Please set down all the lines beneath this one exactly, without the pictures.

--- start of Given data ---

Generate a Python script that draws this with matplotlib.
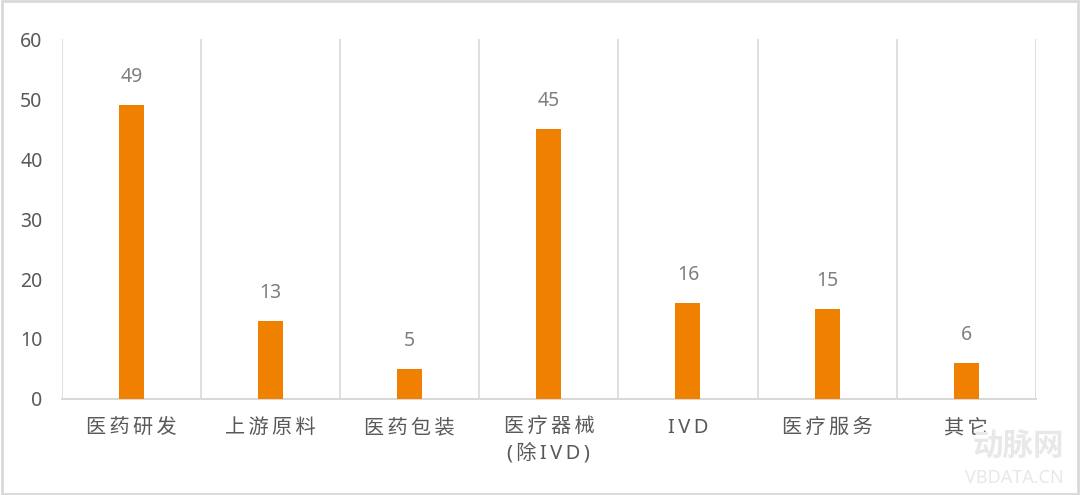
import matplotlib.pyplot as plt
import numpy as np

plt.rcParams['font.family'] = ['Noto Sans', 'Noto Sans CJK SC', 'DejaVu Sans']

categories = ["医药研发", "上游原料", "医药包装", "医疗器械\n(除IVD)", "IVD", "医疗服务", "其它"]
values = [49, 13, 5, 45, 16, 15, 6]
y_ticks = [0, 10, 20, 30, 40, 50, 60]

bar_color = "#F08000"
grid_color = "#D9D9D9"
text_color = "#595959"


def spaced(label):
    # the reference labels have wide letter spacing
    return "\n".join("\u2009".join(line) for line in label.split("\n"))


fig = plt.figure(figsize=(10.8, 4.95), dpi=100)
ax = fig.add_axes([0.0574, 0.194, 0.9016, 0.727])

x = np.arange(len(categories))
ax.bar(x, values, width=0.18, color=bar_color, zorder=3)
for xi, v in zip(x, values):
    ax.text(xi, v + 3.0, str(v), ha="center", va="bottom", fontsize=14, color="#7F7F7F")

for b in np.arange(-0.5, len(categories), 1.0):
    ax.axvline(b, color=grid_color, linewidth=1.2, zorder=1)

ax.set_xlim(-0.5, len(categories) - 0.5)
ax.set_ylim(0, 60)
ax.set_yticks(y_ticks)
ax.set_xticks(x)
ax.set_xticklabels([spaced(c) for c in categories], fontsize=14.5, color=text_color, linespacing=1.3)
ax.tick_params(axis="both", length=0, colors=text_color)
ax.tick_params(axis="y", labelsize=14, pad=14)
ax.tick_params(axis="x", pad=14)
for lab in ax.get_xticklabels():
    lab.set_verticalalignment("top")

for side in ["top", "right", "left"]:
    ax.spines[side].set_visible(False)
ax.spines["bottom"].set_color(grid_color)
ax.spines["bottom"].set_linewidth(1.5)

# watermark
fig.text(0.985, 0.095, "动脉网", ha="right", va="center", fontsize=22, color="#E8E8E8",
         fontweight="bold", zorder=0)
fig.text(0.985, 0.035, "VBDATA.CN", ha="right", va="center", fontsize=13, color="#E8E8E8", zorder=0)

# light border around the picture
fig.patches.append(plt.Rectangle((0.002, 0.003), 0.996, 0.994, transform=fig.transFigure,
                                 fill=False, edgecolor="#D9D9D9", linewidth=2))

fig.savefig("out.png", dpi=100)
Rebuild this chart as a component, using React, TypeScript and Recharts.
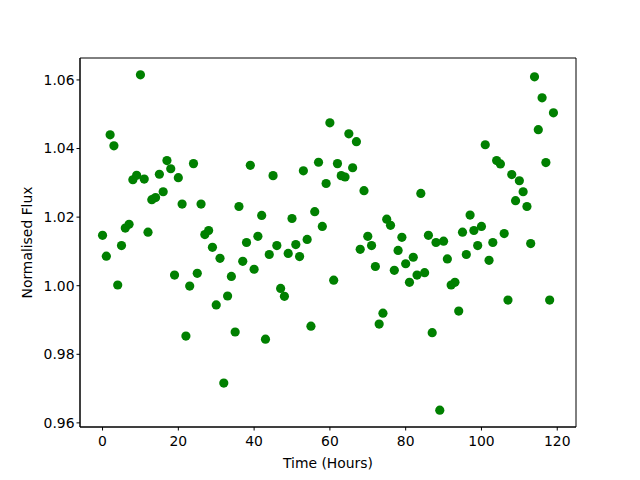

--- end of Given data ---

Right answer:
Generate a Python script that draws this with matplotlib.
import matplotlib.pyplot as plt
import numpy as np

plt.rcParams['font.family'] = ['Noto Sans', 'Noto Sans CJK SC', 'DejaVu Sans']

categories = ["医药研发", "上游原料", "医药包装", "医疗器械\n(除IVD)", "IVD", "医疗服务", "其它"]
values = [49, 13, 5, 45, 16, 15, 6]
y_ticks = [0, 10, 20, 30, 40, 50, 60]

bar_color = "#F08000"
grid_color = "#D9D9D9"
text_color = "#595959"


def spaced(label):
    # the reference labels have wide letter spacing
    return "\n".join("\u2009".join(line) for line in label.split("\n"))


fig = plt.figure(figsize=(10.8, 4.95), dpi=100)
ax = fig.add_axes([0.0574, 0.194, 0.9016, 0.727])

x = np.arange(len(categories))
ax.bar(x, values, width=0.18, color=bar_color, zorder=3)
for xi, v in zip(x, values):
    ax.text(xi, v + 3.0, str(v), ha="center", va="bottom", fontsize=14, color="#7F7F7F")

for b in np.arange(-0.5, len(categories), 1.0):
    ax.axvline(b, color=grid_color, linewidth=1.2, zorder=1)

ax.set_xlim(-0.5, len(categories) - 0.5)
ax.set_ylim(0, 60)
ax.set_yticks(y_ticks)
ax.set_xticks(x)
ax.set_xticklabels([spaced(c) for c in categories], fontsize=14.5, color=text_color, linespacing=1.3)
ax.tick_params(axis="both", length=0, colors=text_color)
ax.tick_params(axis="y", labelsize=14, pad=14)
ax.tick_params(axis="x", pad=14)
for lab in ax.get_xticklabels():
    lab.set_verticalalignment("top")

for side in ["top", "right", "left"]:
    ax.spines[side].set_visible(False)
ax.spines["bottom"].set_color(grid_color)
ax.spines["bottom"].set_linewidth(1.5)

# watermark
fig.text(0.985, 0.095, "动脉网", ha="right", va="center", fontsize=22, color="#E8E8E8",
         fontweight="bold", zorder=0)
fig.text(0.985, 0.035, "VBDATA.CN", ha="right", va="center", fontsize=13, color="#E8E8E8", zorder=0)

# light border around the picture
fig.patches.append(plt.Rectangle((0.002, 0.003), 0.996, 0.994, transform=fig.transFigure,
                                 fill=False, edgecolor="#D9D9D9", linewidth=2))

fig.savefig("out.png", dpi=100)
Rebuild this chart as a component, using React, TypeScript and Recharts.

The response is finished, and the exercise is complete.